The ability to do Faster Than Light travel indicates the Colonials have the advanced technology to manipulate the fabric of spacetime. This same ability might be harnessed to provide artificial gravitation. However, the connection between the use of Galactica's FTL drives (which are inactive until "spun up") makes this idea inconsistent with story elements where the FTL drives must be prepped before using. Also, this idea is also fanciful in its basis in known scientific fact or theory.
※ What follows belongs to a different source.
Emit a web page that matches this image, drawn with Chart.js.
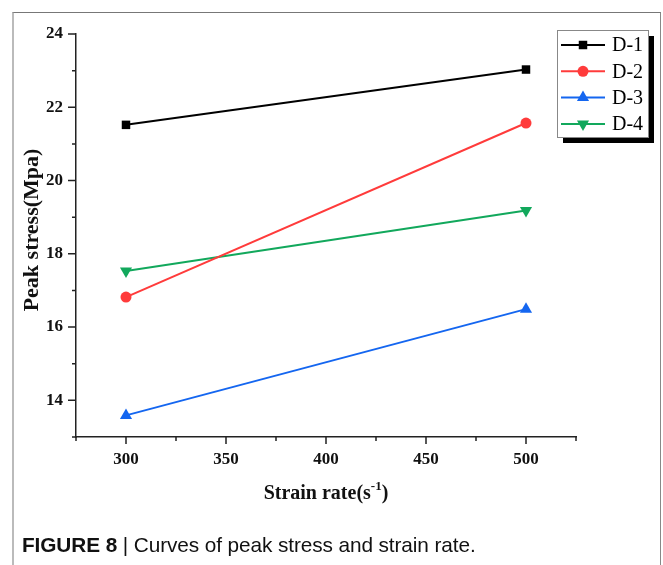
<!DOCTYPE html>
<html>
<head>
<meta charset="utf-8">
<script src="https://cdn.jsdelivr.net/npm/chart.js@4/dist/chart.umd.min.js"></script>
<style>
  html, body { margin: 0; padding: 0; background: #fff; }
  #wrap { position: relative; width: 663px; height: 565px; overflow: hidden; background: #fff; }
  #frame { position: absolute; left: 12px; top: 12px; width: 646px; height: 600px;
           border-top: 1px solid #777; border-right: 1px solid #888; border-left: 2px solid #bbb; }
  canvas { position: absolute; left: 0; top: 0; }
  #caption { position: absolute; left: 22px; top: 533px; font-family: "Liberation Sans", Arial, sans-serif;
             font-size: 20.8px; color: #111; white-space: nowrap; letter-spacing: -0.1px; }
  #caption b { font-weight: bold; }
</style>
</head>
<body>
<div id="wrap">
  <div id="frame"></div>
  <canvas id="c" width="663" height="565"></canvas>
  <div id="caption"><b>FIGURE 8</b> | Curves of peak stress and strain rate.</div>
</div>
<script>
// Strain rates (s^-1) and peak stress (MPa) for each specimen group
const strainRates = [300, 500];
const seriesNames = ['D-1', 'D-2', 'D-3', 'D-4'];
const peakD1 = [21.52, 23.03];
const peakD2 = [16.82, 21.57];
const peakD3 = [13.59, 16.49];
const peakD4 = [17.53, 19.18];
const xTickLabels = [300, 350, 400, 450, 500];
const yTickLabels = [14, 16, 18, 20, 22, 24];

const colors = ['#000000', '#ff3b3b', '#1466f0', '#12a85c'];
const pointStyles = ['rect', 'circle', 'triangle', 'triangle'];
const pointRot = [0, 0, 0, 180];
const pointRad = [6, 5.5, 7, 7];
const values = [peakD1, peakD2, peakD3, peakD4];

const datasets = seriesNames.map((name, i) => ({
  label: name,
  data: strainRates.map((x, k) => ({ x: x, y: values[i][k] })),
  borderColor: colors[i],
  backgroundColor: colors[i],
  borderWidth: 2,
  pointStyle: pointStyles[i],
  rotation: pointRot[i],
  pointRadius: pointRad[i],
  pointBorderWidth: 0,
  pointHoverRadius: pointRad[i],
  tension: 0
}));

const axisColor = '#222';
const serif = '"Liberation Serif", "Times New Roman", serif';
const tickFont = { family: serif, size: 17, weight: 'bold' };

// Tick marks (major + minor) and axis titles drawn on the canvas
const axisDecor = {
  id: 'axisDecor',
  afterDraw(chart) {
    const ctx = chart.ctx;
    const xs = chart.scales.x, ys = chart.scales.y;
    const area = chart.chartArea;
    ctx.save();
    ctx.strokeStyle = axisColor;
    ctx.lineWidth = 1.5;
    ctx.beginPath();
    xs.ticks.forEach(t => {
      const px = xs.getPixelForValue(t.value);
      const major = xTickLabels.includes(t.value);
      ctx.moveTo(px, area.bottom);
      ctx.lineTo(px, area.bottom + (major ? 7 : 4));
    });
    ys.ticks.forEach(t => {
      const py = ys.getPixelForValue(t.value);
      const major = yTickLabels.includes(t.value);
      ctx.moveTo(area.left, py);
      ctx.lineTo(area.left - (major ? 8 : 4), py);
    });
    ctx.stroke();

    ctx.fillStyle = '#111';
    // y title
    ctx.save();
    ctx.translate(32, 230);
    ctx.rotate(-Math.PI / 2);
    ctx.font = 'bold 22px ' + serif;
    ctx.textAlign = 'center';
    ctx.textBaseline = 'middle';
    ctx.fillText('Peak stress(Mpa)', 0, 0);
    ctx.restore();

    // x title with superscript
    const main = 'Strain rate(s', sup = '-1', close = ')';
    const fMain = 'bold 20px ' + serif;
    const fSup = 'bold 13px ' + serif;
    ctx.font = fMain; const w1 = ctx.measureText(main).width, w3 = ctx.measureText(close).width;
    ctx.font = fSup; const w2 = ctx.measureText(sup).width;
    const total = w1 + w2 + w3;
    const x0 = (area.left + area.right) / 2 - total / 2;
    const base = 499;
    ctx.textAlign = 'left';
    ctx.textBaseline = 'alphabetic';
    ctx.font = fMain; ctx.fillText(main, x0, base);
    ctx.font = fSup; ctx.fillText(sup, x0 + w1, base - 9);
    ctx.font = fMain; ctx.fillText(close, x0 + w1 + w2, base);
    ctx.restore();
  }
};

// Boxed legend with drop shadow, line-and-marker samples
const boxLegend = {
  id: 'boxLegend',
  afterDraw(chart) {
    const ctx = chart.ctx;
    const bx = 557, by = 30, bw = 91, bh = 107;
    ctx.save();
    ctx.fillStyle = '#000';
    ctx.fillRect(bx + 6, by + 6, bw, bh);
    ctx.fillStyle = '#fff';
    ctx.fillRect(bx, by, bw, bh);
    ctx.strokeStyle = '#888';
    ctx.lineWidth = 1;
    ctx.strokeRect(bx + 0.5, by + 0.5, bw, bh);
    chart.data.datasets.forEach((ds, i) => {
      const y = by + 15 + i * 26.3;
      ctx.strokeStyle = ds.borderColor;
      ctx.lineWidth = 2;
      ctx.beginPath();
      ctx.moveTo(bx + 4, y);
      ctx.lineTo(bx + 48, y);
      ctx.stroke();
      ctx.fillStyle = ds.backgroundColor;
      Chart.helpers.drawPoint(ctx, {
        pointStyle: ds.pointStyle, rotation: ds.rotation, radius: ds.pointRadius, borderWidth: 0
      }, bx + 26, y);
      ctx.fillStyle = '#000';
      ctx.font = '20px ' + serif;
      ctx.textAlign = 'left';
      ctx.textBaseline = 'middle';
      ctx.fillText(ds.label, bx + 55, y + 1);
    });
    ctx.restore();
  }
};

new Chart(document.getElementById('c'), {
  type: 'line',
  data: { datasets },
  options: {
    responsive: false,
    animation: false,
    layout: { padding: { left: 0, top: 34, right: 87, bottom: 0 } },
    plugins: { legend: { display: false }, tooltip: { enabled: false } },
    scales: {
      x: {
        type: 'linear', min: 275, max: 525,
        afterFit: s => { s.height = 128; },
        border: { display: true, color: axisColor, width: 1.5 },
        grid: { display: true, drawOnChartArea: false, drawTicks: true, tickLength: 7, color: 'rgba(0,0,0,0)' },
        ticks: { stepSize: 25, padding: 5, color: '#111', font: tickFont, maxRotation: 0, autoSkip: false,
                 callback: v => xTickLabels.includes(v) ? String(v) : '' }
      },
      y: {
        type: 'linear', min: 13, max: 24,
        afterFit: s => { s.width = 76; },
        border: { display: true, color: axisColor, width: 1.5 },
        grid: { display: true, drawOnChartArea: false, drawTicks: true, tickLength: 8, color: 'rgba(0,0,0,0)' },
        ticks: { stepSize: 1, padding: 5, color: '#111', font: tickFont, autoSkip: false,
                 callback: v => yTickLabels.includes(v) ? String(v) : '' }
      }
    }
  },
  plugins: [axisDecor, boxLegend]
});
</script>
</body>
</html>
So, there are no definitive answers to the issue of what comes up and must come down in Battlestar, and the concept of artificial gravity in the show has yet to be explained anytime soon by the writers. Maybe a Raptor will lose their gravity on a mission one day in an episode, and the writers will have to have the characters curse about the issue.

What about the flight pods on Pegasus?

Unlike Galactica's, each flight pod on the advanced battlestar Pegasus are divided along its length into two landing bays. In "The Captain's Hand," viewers see Vipers inverting (relative to the battlestar) and landing on the bays "upside down." Is artificial gravity to be credited with this?

The answer is more likely magnetism. Vipers are launched with a magnetic catapult, and (as seen in "The Hand of God") can magnetically mate using their landing skids to a metal surface (in this case, the interior of a freighter). Like gravity, magnetism works in any direction, and takes little to maintain. Confirming this idea is a scene from the miniseries. As Colonial Heavy 798 lands in Galactica's port flight pod to offload passengers for the decommissioning ceremony, we see two spacesuited figures working on the deck. The two crewmembers are floating, suggesting that artificial gravity is not in use. Reinforcing this are the combat landings done by Vipers. The fighters bounce very noticeably at high speeds but, unlike a rock skipping across a pond, the Viper bounces less ballistically, suggesting that magnetism, a weaker force than gravity, is at work. How the Vipers get from the upside-down flight deck to the right-side-up hangar deck, however, has yet to be seen.

References

  1. In the Miniseries, viewers see a preflight checkout and launch of the fighters. For launch, the launch tube uses a magnetic catapult ("magcat") to hurl the Viper out. On landing, either magnetism or some blend of artificial gravity pulls Vipers to rest on the deck of the flight pod. This force appears to be just strong enough; note the bouncing that the fighters do as their landing skids hit the landing deck while they retreat to Galactica as it prepares to Jump from Ragnar Anchorage at the conclusion of the Miniseries.
  2. Scientists here on Earth have actually levitated a frog at a force of 1g (Earth's gravity), but it took a massive amount of cryogenically frozen hardware to do it, and that was using the magnet to push away from Earth's gravity, not push the object down.